Cuba rejects UN rights resolution
By Stephen Gibbs
BBC News, Havana
Cuba has said it will not co-operate in any form with a resolution passed
against it by the United Nations Human Rights Commission in Geneva.
Moments after the vote was passed, Cuba's foreign minister described
it as completely illegitimate.
The resolution, brought by the US, calls for the renewal of the mandate of a UN envoy to investigate alleged human rights abuses on the communist island.
The envoy was appointed in 2003, but Cuba has never allowed her to visit.
Christine Chanet recently urged Cuba to release imprisoned dissidents and allow its people freedom of expression and freedom of travel.
US abuses
Despite routinely ignoring the resolutions passed against it, Cuba does on one level pay a great deal of attention to the UN Human Rights Commission.

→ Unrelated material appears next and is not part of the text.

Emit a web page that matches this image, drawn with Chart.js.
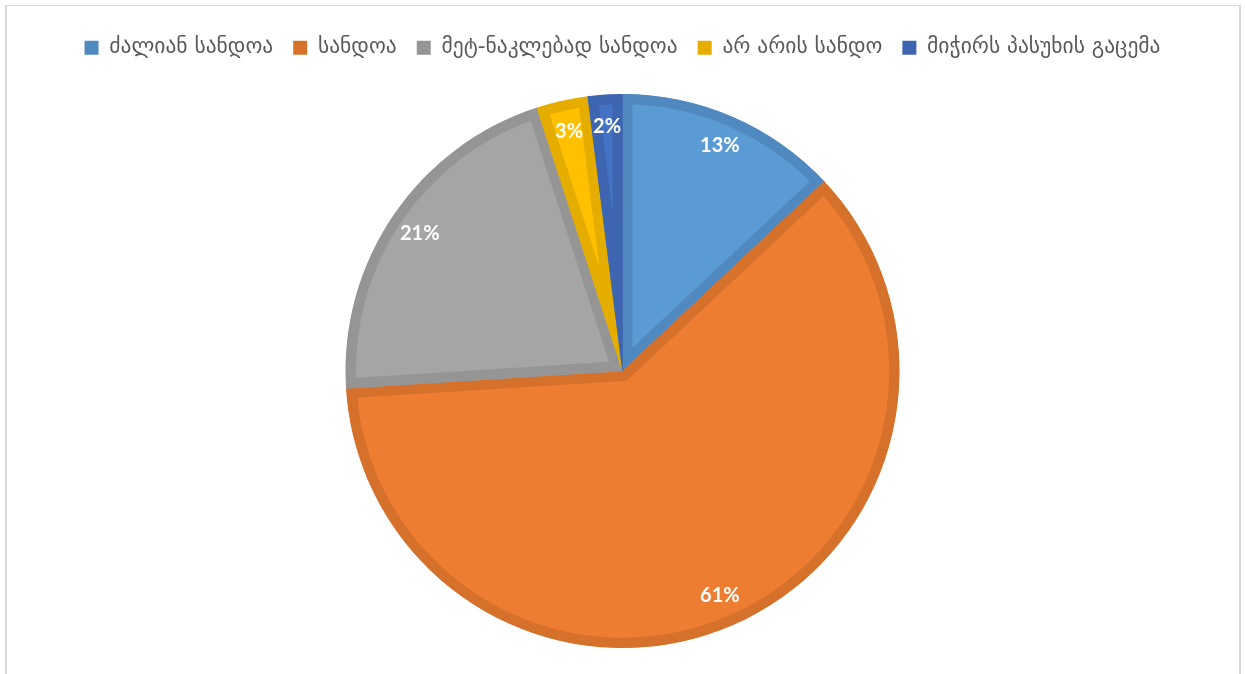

Countries which support Cuba in Geneva are hailed as brave allies. Those that vote against it are condemned as lackeys of the United States.
This year, Foreign Minister Felipe Perez Roque described as disgraceful the fact that Ukraine and Mexico - sometimes sympathisers with Cuba - voted in favour of the resolution.
He also said it was pathetic that all European Union members of the commission voted against Cuba, and warned that as a consequence, Cuba's recently improved relations with Europe will be reviewed.
Cuba now wants the commission to look at alleged American human rights abuses.
It is presenting a last-minute resolution calling for an independent
inspection of conditions among prisoners in the Guantanamo naval base,
which Cuba describes as a concentration camp.